Thunderheads of after-dinner cigar smoke in some varnished salon Offer ample cover for braiding two coat-tails together Around the clumsy arm of an s-shaped settee. In a screech the occasion has disappeared, the clamor resumed like a climate.

The "braiding" of coat-tails can only occur under a smelly, dark cloud, around the "clumsy" arm of an awkward piece of furniture. This moment of expression occurs in silence and evaporates in a queeny "screech" and "clamor." The list of images, pastoral and abstract, insists on the presence of waste and discomfort in any momentary beauty or landscape the fairies can achieve. At the close of the list, Ashbery asks when this wild ride of waste and exaltation stops: "Where do we get off / The careening spear of rye?"(95). His answer to this question is the proposition that "we" don't, but that "we" need to theorize the mixture of good and bad from the position of someone who has to drink sour milk telling himself: "But it all gets mixed up in your stomach anyway" (95). Ashbery suggests a change of point of view, or what I have been suggesting is a declared theoretical standpoint: it's not how the milk tastes, it's that it fulfills a nutritional need. Thus, experiences might never be unmitigatedly good for fairies, but it is possible to rethink the mixture of good with bad not as good or even satisfactory but as at least livable and postulate livability as the possibility for exaltation.

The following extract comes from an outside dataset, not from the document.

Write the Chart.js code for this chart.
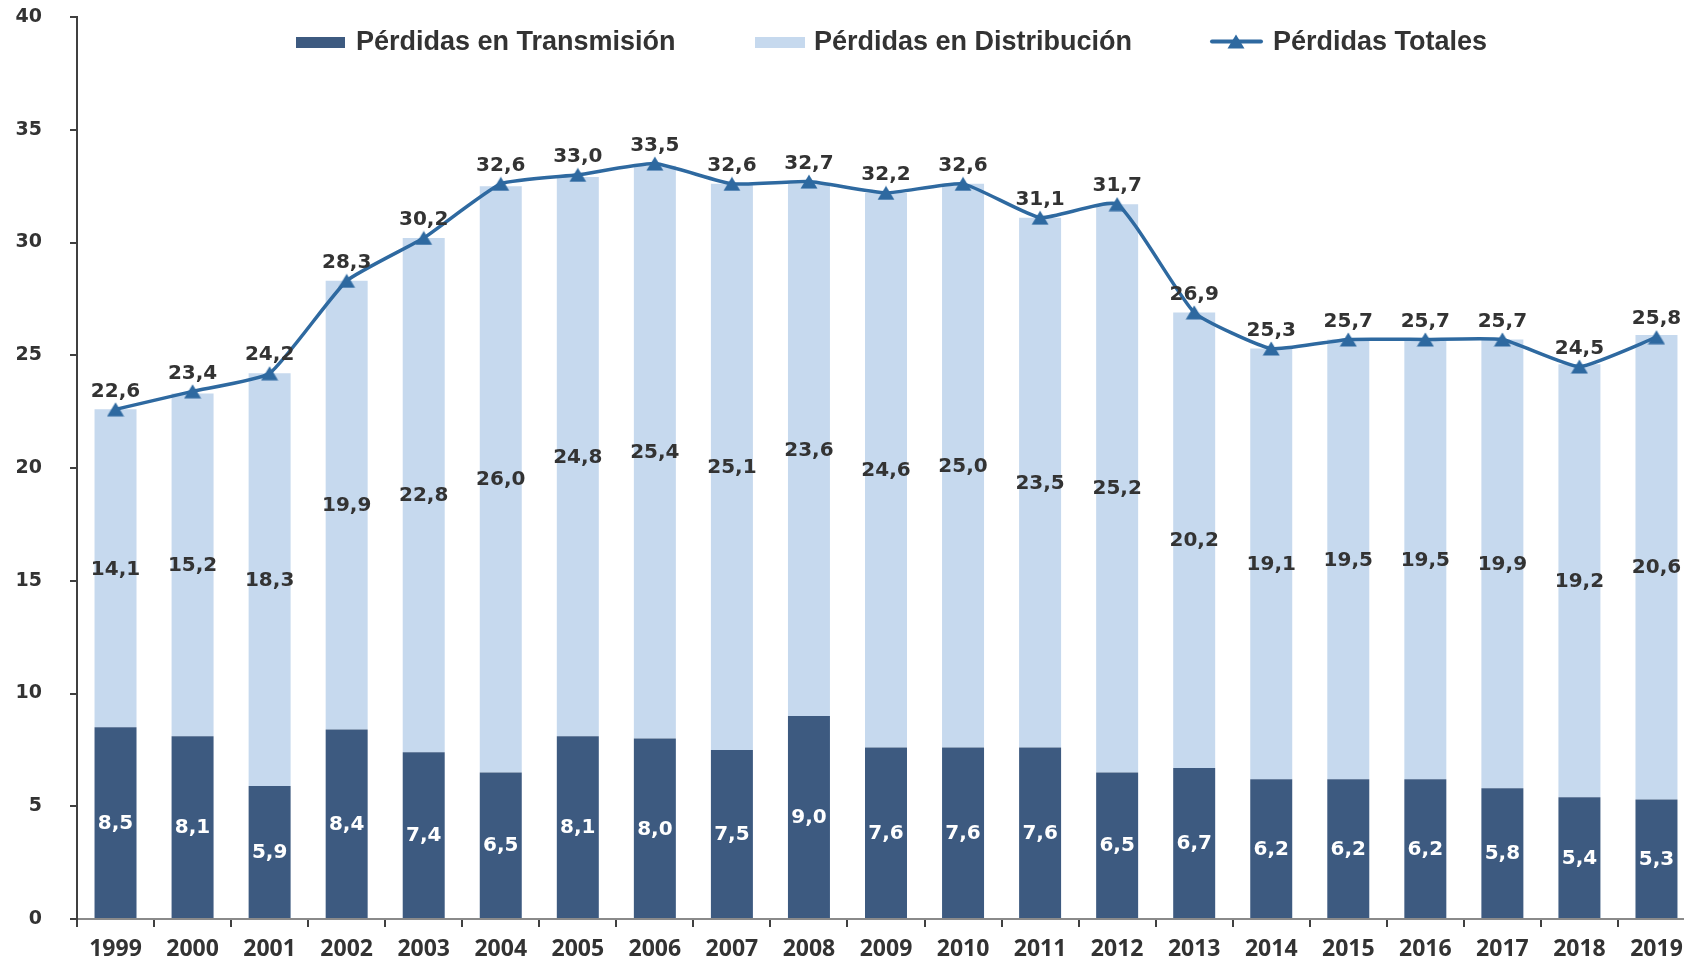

The final image of the poem is one of unrestrained limpidity, where after declaring that "we," fairies, "dance on hills above the wind / and leave our footsteps behind. / We raise their tomatoes. / The clear water in the chipped basin reflects it all: / A spoiled life, alive, and streaming with light" (95). The final lyric movement suggests that what is called the "spoiled" or even "furtive" is "alive, and streaming with light" when seen from the fairy's-eye view above the crisp image of a sink. A lyric moment, gazing at oneself reflected in clear water, jumps into lucidity, producing a self-preserving comment: while seemingly hidden and wrecked, homosexual identities are on the contrary filled with lyricism and light partly because of their banished condition from other forms of visibility and order. Ashbery's poem offers testimony that fairies' lives are lived and sung.